The new South African Federation of Trade Unions (Saftu) aims to organise casualised, migrant, informal workers and the unemployed. However Saftu unions mainly have experience of organising in the formal industrial and public sectors. It could take some tips from an innovative Advice Office on the East Rand. Contrary to stories many unions tell the Casual Workers Advice Office (CWAO) believes the mainly labour brokered workers it services can be successfully organised. Indeed the article documents many victories. The CWAO gives advice in person or on the phone to individual workers but also uses its office as a springboard from which casuals can organise themselves.

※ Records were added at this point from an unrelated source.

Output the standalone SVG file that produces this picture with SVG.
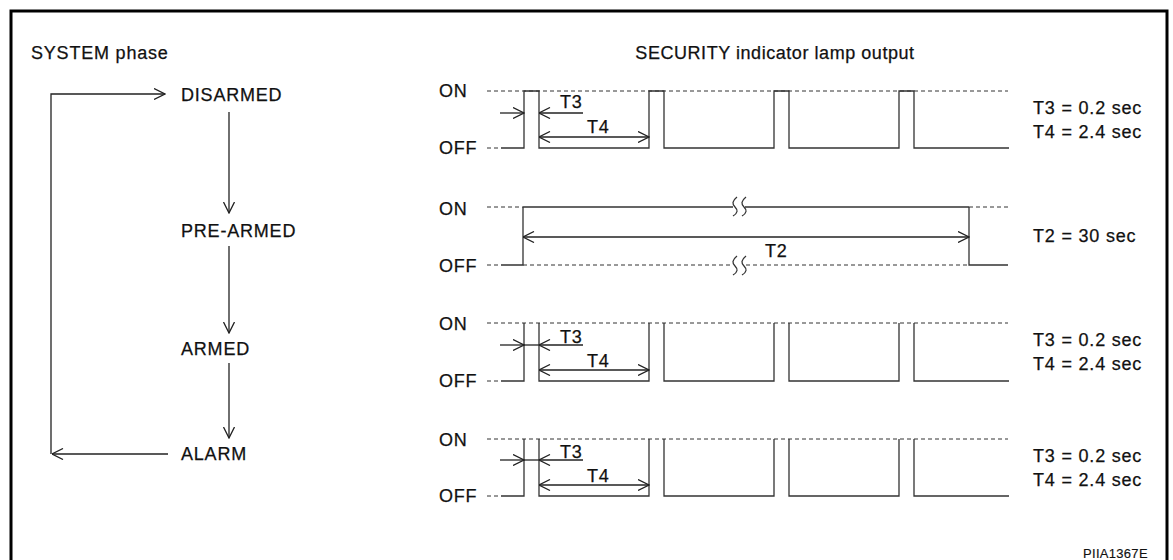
<svg xmlns="http://www.w3.org/2000/svg" width="1173" height="560" viewBox="0 0 1173 560">
<style>
text{font-family:"Liberation Sans",Arial,sans-serif;font-size:18px;fill:#111;stroke:#111;stroke-width:0.25;letter-spacing:0.8px}
.ttl{letter-spacing:0.55px}
.sm{font-size:13px;letter-spacing:0.3px;stroke-width:0.15}
.ln{fill:none;stroke:#222;stroke-width:1.3}
.dl{fill:none;stroke:#333;stroke-width:1;stroke-dasharray:4 3}
.wv{fill:none;stroke:#333;stroke-width:1.3}
.a{marker-end:url(#ah)}
.b{marker-start:url(#ah);marker-end:url(#ah)}
</style>
<defs>
<marker id="ah" viewBox="0 0 12 12" refX="11.5" refY="6" markerWidth="12" markerHeight="12" markerUnits="userSpaceOnUse" orient="auto-start-reverse">
<path d="M0.5,0.5 L11.5,6 L0.5,11.5" fill="none" stroke="#222" stroke-width="1.3"/>
</marker>
</defs>
<rect width="1173" height="560" fill="#fff"/>
<path d="M11,565 V11 H1167 V565" fill="none" stroke="#000" stroke-width="3"/>
<text x="31" y="59">SYSTEM phase</text>
<text class="ttl" x="775" y="59" text-anchor="middle">SECURITY indicator lamp output</text>

<g id="node-disarmed"><text x="181" y="101">DISARMED</text></g>
<g id="node-prearmed"><text x="181" y="237">PRE-ARMED</text></g>
<g id="node-armed"><text x="181" y="355">ARMED</text></g>
<g id="node-alarm"><text x="181" y="460">ALARM</text></g>

<g id="connectors">
<path class="ln a" d="M229,112 V213"/>
<path class="ln a" d="M229,246 V333"/>
<path class="ln a" d="M229,363 V438"/>
<path class="ln a" d="M168,454 H52"/>
<path class="ln a" d="M51,454 V94 H165"/>
</g>

<g id="chart-disarmed">
<text x="439" y="97">ON</text>
<text x="439" y="154">OFF</text>
<path class="dl" d="M487,91 H1008"/>
<path class="dl" d="M487,148 H501"/>
<path class="wv" d="M501,148 H524 V91 H539 V148 H649 V91 H664 V148 H774 V91 H789 V148 H899 V91 H914 V148 H1009"/>
<path class="ln a" d="M500,113 H524"/>
<path class="ln a" d="M583,113 H539"/>
<path class="ln b" d="M539,137 H649"/>
<text x="560" y="108">T3</text>
<text x="587" y="133">T4</text>
<text x="1033" y="114">T3 = 0.2 sec</text>
<text x="1033" y="138">T4 = 2.4 sec</text>
</g>

<g id="chart-prearmed">
<text x="439" y="215">ON</text>
<text x="439" y="272">OFF</text>
<path class="dl" d="M487,207 H523"/>
<path class="wv" d="M523,207 H733 M745,207 H969"/>
<path class="dl" d="M969,207 H1008"/>
<path class="dl" d="M487,265 H501"/>
<path class="wv" d="M501,265 H523 V207 M969,207 V265 H1008"/>
<path class="dl" d="M523,265 H733 M746,265 H969"/>
<path class="wv" d="M737,197 C732,201 732,204 735,207 C738,210 738,213 733,216"/>
<path class="wv" d="M746,197 C741,201 741,204 744,207 C747,210 747,213 742,216"/>
<path class="wv" d="M737,256 C732,260 732,263 735,266 C738,269 738,272 733,275"/>
<path class="wv" d="M746,256 C741,260 741,263 744,266 C747,269 747,272 742,275"/>
<path class="ln b" d="M523,237 H969"/>
<text x="765" y="257">T2</text>
<text x="1033" y="242">T2 = 30 sec</text>
</g>

<g id="chart-armed">
<text x="439" y="330">ON</text>
<text x="439" y="387">OFF</text>
<path class="dl" d="M487,323 H1008"/>
<path class="dl" d="M487,381 H501"/>
<path class="wv" d="M501,381 H524 V323 M539,323 V381 H649 V323 M664,323 V381 H774 V323 M789,323 V381 H899 V323 M914,323 V381 H1009"/>
<path class="ln a" d="M500,345 H524"/>
<path class="ln" d="M524,345 H539"/>
<path class="ln a" d="M583,345 H539"/>
<path class="ln b" d="M539,370 H649"/>
<text x="560" y="343">T3</text>
<text x="587" y="367">T4</text>
<text x="1033" y="346">T3 = 0.2 sec</text>
<text x="1033" y="370">T4 = 2.4 sec</text>
</g>

<g id="chart-alarm">
<text x="439" y="446">ON</text>
<text x="439" y="502">OFF</text>
<path class="dl" d="M487,439 H1008"/>
<path class="dl" d="M487,496 H501"/>
<path class="wv" d="M501,496 H524 V439 M539,439 V496 H649 V439 M664,439 V496 H774 V439 M789,439 V496 H899 V439 M914,439 V496 H1009"/>
<path class="ln a" d="M500,460 H524"/>
<path class="ln" d="M524,460 H539"/>
<path class="ln a" d="M583,460 H539"/>
<path class="ln b" d="M539,485 H649"/>
<text x="560" y="458">T3</text>
<text x="587" y="482">T4</text>
<text x="1033" y="462">T3 = 0.2 sec</text>
<text x="1033" y="486">T4 = 2.4 sec</text>
</g>

<text class="sm" x="1083" y="558">PIIA1367E</text>
</svg>
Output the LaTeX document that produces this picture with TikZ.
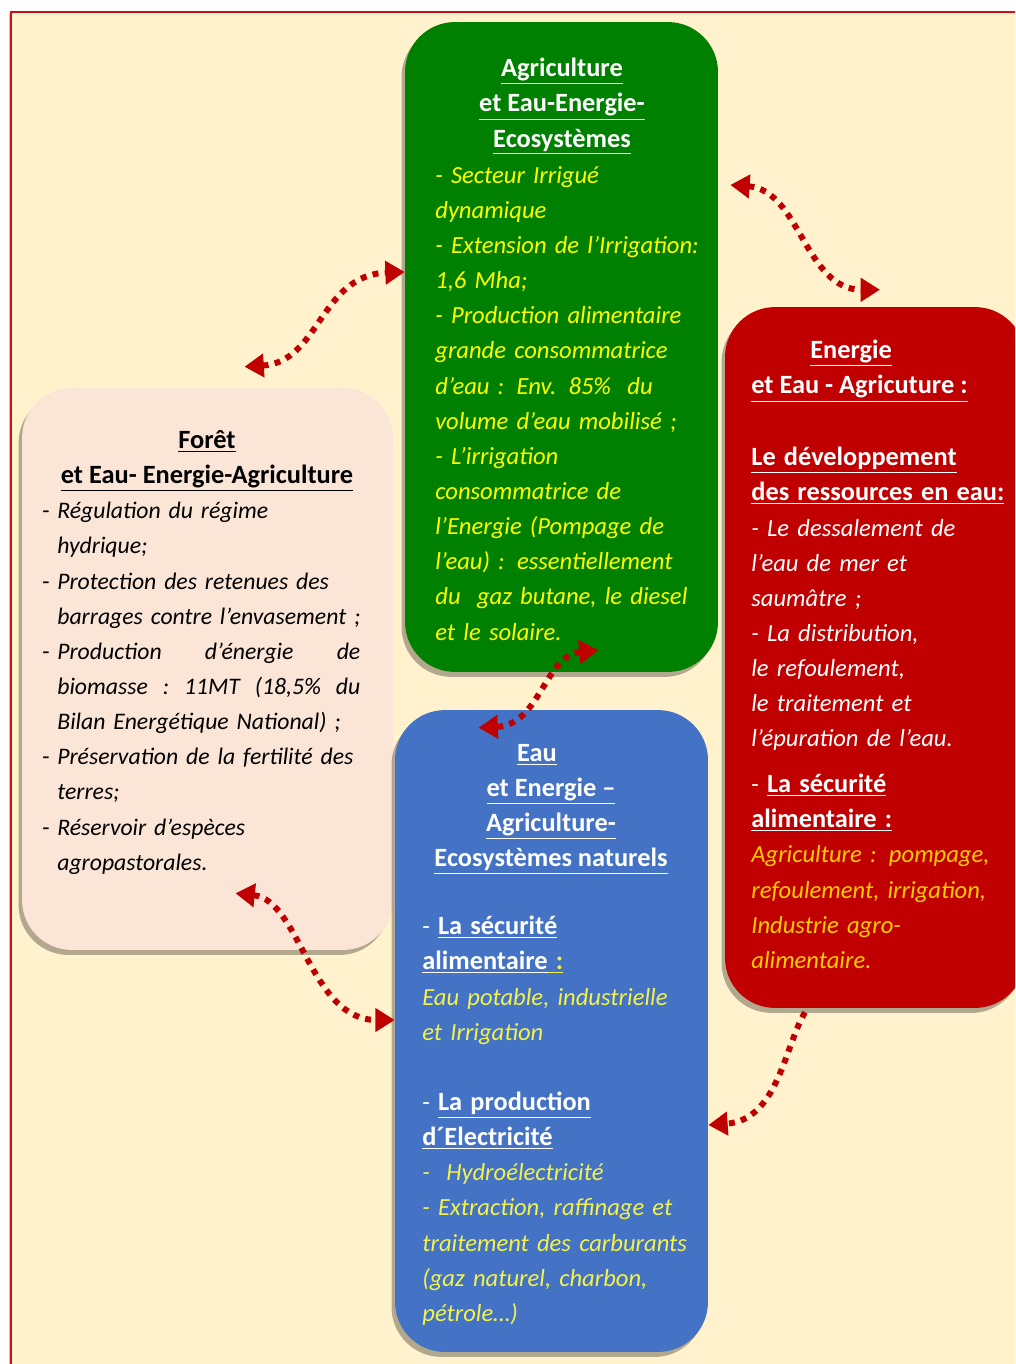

Through advice and connecting them to state and other institutions, these workers become conscious of their rights and collective power. Mimicking successful ways of organising in the 1980s, brokered workers come together fortnightly in the Simunye Workers Forum. It’s a worker controlled structure bringing together people from hundreds of different workplaces. CWAO’s success is partly due to its
communications strategy. Recognising that many workers can’t afford smartphones and airtime it relies on pamphlets, which are distributed widely in communities, to advertise its free service.
 
Its The New Worker also brings news of struggles and discussions which other workers can learn from. Another article shows how CWAO has used labour laws to good effect. A Labour Relations Act amendment in 2015 stipulated that brokered workers must become permanent after three months and enjoy the same benefits as other permanent workers. CWAO has used this law to insist workers are insourced within this period. However confusion remained on who was the primary employer of these workers. A recent Labour Appeal
Court judgment held that brokered workers are the responsibility of the client and not the broker who provides the workers. Workers can now demand to be insourced with the client company. However employers are contesting the judgment but in a proactive manner the CWAO distributed pamphlets informing workers of their right to claim permanent status.
 
An interview with previously outsourced general workers at the University of the Witwatersrand (Wits) was a victory gained in a different manner. It demonstrates how power and solidarity can overturn a seemingly intractable situation where workers had long demanded
the university become their primary employer. The Wits’ Fees Must Fall movement included insourcing in their demands. When students won a no fee increase in 2015, they continued to support workers who were ultimately insourced with significant wage increases and benefits.
 
An article on the R20 per day minimum wage points to increased wages for thousands of workers in South Africa. However the authors outline that important issues, such as coverage and deductions, have not yet been settled despite the looming 1 May 2018 implementation date. These are stories mainly of hope, but Liz Fouksman reminds us that many of us may experience some kind of unemployment in the future. With increased productivity due to mechanisation and new technology, humans are making themselves
redundant in the workplace. But she sees this as an opportunity to introduce a Basic Income Grant (BIG) where the whole population gets a monthly cash contribution to meet basic needs and do whatever they choose with it. This could stimulate entrepreneurial activities, give time to enjoy sport and the arts or do caring activities in the community without fear of  homelessness or starvation. Did you think apartheid would ever end? Well isn’t this BIG utopia also possible? Thabang Sefalafala writes of research amongst retrenched mineworkers in Welkom and the alienation, humiliation, rejection and loss of masculine identity they suffer because they are workless. The BIG could provide an alternative for them if they are able to move beyond their wage worker identity.
 
Two articles speak to land issues one of which also raises unemployment. William Beinart argues for individual and family land tenure arrangements in rural communal land areas and in peri-urban areas. But land is rapidly being destroyed by mining, particularly coal mining, which cannot be rehabilitated. Will we have enough land to distribute and raise crops on, let alone deal with the mines poisoning our water?  We suggest Saftu who is organising the unemployed launch a joint campaign to introduce BIG and replace coal energy with renewables. This would offer much hope for the future of South Africans.